Wednesday, May 21, 2003

Where regulation and markets collide: Interesting, if slightly dated, story I read at the Connie concerning a recent accounting scandal with a British food supply company and its American subsidiary. It seems that energy traders and long-distance carriers aren't the only ones stashing away a few hundred million (or several billion depending) for a rainy day. It works like this: retailers negotiate what amounts to rebates if they purchase and sell a certain target amount of a given product. Assuming the retailer reaches the target, then it gets the rebate. The fun part is that the retailer will usually book the rebate before it receives it.
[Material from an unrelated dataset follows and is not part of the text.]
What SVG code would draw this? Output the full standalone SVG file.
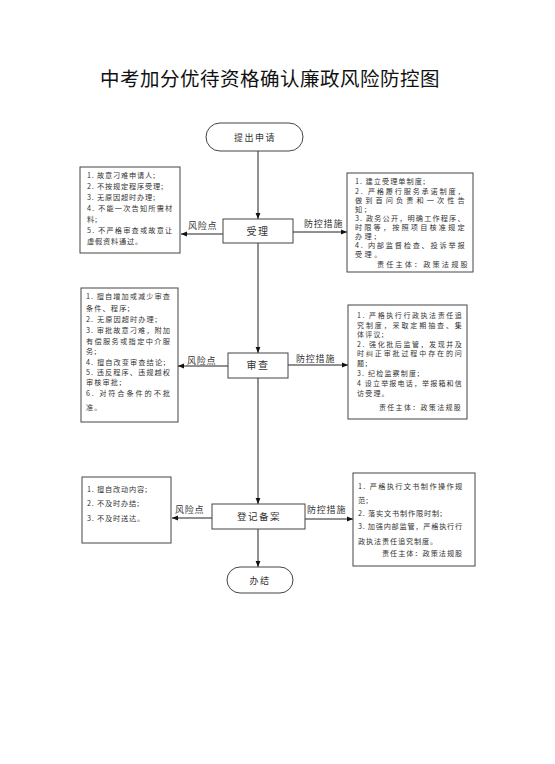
<svg xmlns="http://www.w3.org/2000/svg" width="555" height="764" viewBox="0 0 555 764">
<defs>
<marker id="ah" viewBox="0 0 10 10" refX="10" refY="5" markerWidth="6" markerHeight="6" orient="auto" markerUnits="userSpaceOnUse">
<path d="M0,1 L10,5 L0,9 z" fill="#111"/>
</marker>
<style>
text{font-family:"Noto Sans CJK SC","Noto Sans",sans-serif;fill:#333}
.title{font-size:19.5px;fill:#111;letter-spacing:0.5px}
.node{fill:#fff;stroke:#444;stroke-width:1}
.box{fill:#fff;stroke:#444;stroke-width:1}
.nl{font-size:10px;text-anchor:middle;letter-spacing:1.5px}
.lb{font-size:9px;letter-spacing:0.8px}
.t1{font-size:7.2px;letter-spacing:0.8px}
.t2{font-size:7.2px;letter-spacing:1.1px}
.r1{font-size:7.2px;letter-spacing:2.4px}
.r2{font-size:7px;letter-spacing:1.2px}
.r3{font-size:7.2px;letter-spacing:0.8px}
.ln{stroke:#222;stroke-width:1;fill:none}
</style>
</defs>
<rect width="555" height="764" fill="#fff"/>
<text class="title" x="270" y="86" text-anchor="middle">中考加分优待资格确认廉政风险防控图</text>

<g id="connectors">
<line class="ln" x1="258" y1="151" x2="258" y2="219" marker-end="url(#ah)"/>
<line class="ln" x1="258" y1="243" x2="258" y2="353" marker-end="url(#ah)"/>
<line class="ln" x1="258" y1="378" x2="258" y2="504" marker-end="url(#ah)"/>
<line class="ln" x1="258" y1="529" x2="258" y2="567" marker-end="url(#ah)"/>
<line class="ln" x1="223" y1="234" x2="181" y2="234" marker-end="url(#ah)"/>
<line class="ln" x1="293" y1="232" x2="347" y2="232" marker-end="url(#ah)"/>
<line class="ln" x1="228" y1="366" x2="178" y2="366" marker-end="url(#ah)"/>
<line class="ln" x1="288" y1="365" x2="348" y2="365" marker-end="url(#ah)"/>
<line class="ln" x1="212" y1="518" x2="172" y2="518" marker-end="url(#ah)"/>
<line class="ln" x1="305" y1="519" x2="353" y2="519" marker-end="url(#ah)"/>
<text class="lb" x="188" y="229">风险点</text>
<text class="lb" x="304" y="227">防控措施</text>
<text class="lb" x="187" y="364">风险点</text>
<text class="lb" x="296" y="362">防控措施</text>
<text class="lb" x="175" y="513">风险点</text>
<text class="lb" x="307" y="513">防控措施</text>
</g>

<g id="start">
<rect class="node" x="206" y="123" width="97" height="28" rx="14"/>
<text class="nl" x="255" y="141" style="font-size:9px">提出申请</text>
</g>

<g id="shouli">
<rect class="node" x="223" y="219" width="70" height="24"/>
<text class="nl" x="258" y="235">受理</text>
</g>

<g id="shencha">
<rect class="node" x="228" y="353" width="60" height="25"/>
<text class="nl" x="258" y="369">审查</text>
</g>

<g id="dengji">
<rect class="node" x="212" y="504" width="93" height="25"/>
<text class="nl" x="259" y="520" style="font-size:9.5px">登记备案</text>
</g>

<g id="end">
<rect class="node" x="227" y="567" width="66" height="26" rx="13"/>
<text class="nl" x="260" y="584" style="font-size:9px">办结</text>
</g>

<g id="risk1">
<rect class="box" x="80" y="167" width="100" height="86"/>
<text class="t1" x="87" y="178">1. 故意刁难申请人;</text>
<text class="t1" x="87" y="189">2. 不按规定程序受理;</text>
<text class="t1" x="87" y="200">3. 无原因超时办理;</text>
<text class="t1" x="87" y="211" textLength="86" lengthAdjust="spacing">4. 不能一次告知所需材</text>
<text class="t1" x="87" y="222">料;</text>
<text class="t1" x="87" y="233" textLength="86" lengthAdjust="spacing">5. 不严格审查或故意让</text>
<text class="t1" x="87" y="244">虚假资料通过。</text>
</g>

<g id="measure1">
<rect class="box" x="347" y="173" width="126" height="99"/>
<text class="r1" x="355" y="184" style="letter-spacing:1px">1. 建立受理单制度;</text>
<text class="r1" x="355" y="194" textLength="112" lengthAdjust="spacing">2. 严格履行服务承诺制度，</text>
<text class="r1" x="355" y="203" textLength="112" lengthAdjust="spacing">做到首问负责和一次性告</text>
<text class="r1" x="355" y="212">知;</text>
<text class="r1" x="355" y="221" textLength="112" lengthAdjust="spacing">3. 政务公开，明确工作程序、</text>
<text class="r1" x="355" y="230" textLength="112" lengthAdjust="spacing">时限等，按照项目核准规定</text>
<text class="r1" x="355" y="239">办理;</text>
<text class="r1" x="355" y="248" textLength="112" lengthAdjust="spacing">4. 内部监督检查、投诉举报</text>
<text class="r1" x="355" y="257">受理。</text>
<text class="r1" x="377" y="267" textLength="93" lengthAdjust="spacing">责任主体：政策法规股</text>
</g>

<g id="risk2">
<rect class="box" x="81" y="288" width="97" height="134"/>
<text class="t2" x="86" y="299" textLength="85" lengthAdjust="spacing">1. 擅自增加或减少审查</text>
<text class="t2" x="86" y="311">条件、程序;</text>
<text class="t2" x="86" y="322">2. 无原因超时办理;</text>
<text class="t2" x="86" y="333" textLength="85" lengthAdjust="spacing">3. 审批故意刁难，附加</text>
<text class="t2" x="86" y="344" textLength="85" lengthAdjust="spacing">有偿服务或指定中介服</text>
<text class="t2" x="86" y="354">务;</text>
<text class="t2" x="86" y="365">4. 擅自改变审查结论;</text>
<text class="t2" x="86" y="375" textLength="85" lengthAdjust="spacing">5. 违反程序、违规越权</text>
<text class="t2" x="86" y="385">审核审批;</text>
<text class="t2" x="86" y="396" textLength="85" lengthAdjust="spacing">6. 对符合条件的不批</text>
<text class="t2" x="86" y="410">准。</text>
</g>

<g id="measure2">
<rect class="box" x="348" y="305" width="119" height="114"/>
<text class="r2" x="357" y="318" textLength="106" lengthAdjust="spacing">1. 严格执行行政执法责任追</text>
<text class="r2" x="357" y="327.5" textLength="106" lengthAdjust="spacing">究制度，采取定期抽查、集</text>
<text class="r2" x="357" y="337">体评议;</text>
<text class="r2" x="357" y="346.5" textLength="106" lengthAdjust="spacing">2. 强化批后监管，发现并及</text>
<text class="r2" x="357" y="356" textLength="106" lengthAdjust="spacing">时纠正审批过程中存在的问</text>
<text class="r2" x="357" y="365.5">题;</text>
<text class="r2" x="357" y="376">3. 纪检监察制度;</text>
<text class="r2" x="357" y="386" textLength="106" lengthAdjust="spacing">4 设立举报电话，举报箱和信</text>
<text class="r2" x="357" y="396">访受理。</text>
<text class="r2" x="379" y="410" textLength="83" lengthAdjust="spacing">责任主体：政策法规股</text>
</g>

<g id="risk3">
<rect class="box" x="82" y="477" width="89" height="66"/>
<text class="t1" x="87" y="492">1. 擅自改动内容;</text>
<text class="t1" x="87" y="506">2. 不及时办结;</text>
<text class="t1" x="87" y="521">3. 不及时送达。</text>
</g>

<g id="measure3">
<rect class="box" x="353" y="473" width="122" height="93"/>
<text class="r3" x="358" y="489" textLength="105" lengthAdjust="spacing">1. 严格执行文书制作操作规</text>
<text class="r3" x="358" y="503">范;</text>
<text class="r3" x="358" y="516">2. 落实文书制作限时制;</text>
<text class="r3" x="358" y="529" textLength="105" lengthAdjust="spacing">3. 加强内部监管，严格执行行</text>
<text class="r3" x="358" y="544">政执法责任追究制度。</text>
<text class="r3" x="382" y="556" textLength="81" lengthAdjust="spacing">责任主体：政策法规股</text>
</g>
</svg>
So, what happens if the target isn't met? Well, certainly no rebate is paid, but what about the corporate books? Ahhhh, there is the rub. Anyway, the telling paragraph is at the end:
Lack of transparency makes it difficult to say how much money changes hands, but the sums are huge. Mr Venturi reckons that a big manufacturing conglomerate might spend the equivalent of up to 25% of gross sales on “trade promotions” of one form or another. Measured from the other perspective, a typical big European retailer might extract the equivalent of 10% of its total revenues via trade spending. For an individual retailer that often means a sum measured in hundreds of millions. At an industry level billions are at stake.

"Lack of transparency" makes it impossible to say what is going on. Hmmm, where have we heard this before? This lack of transparency is what makes the SEC a necessary evil in our country, but what's worse, is that even with the SEC, it is usually only reactive, not proactive. A band-aid on the femoral artery.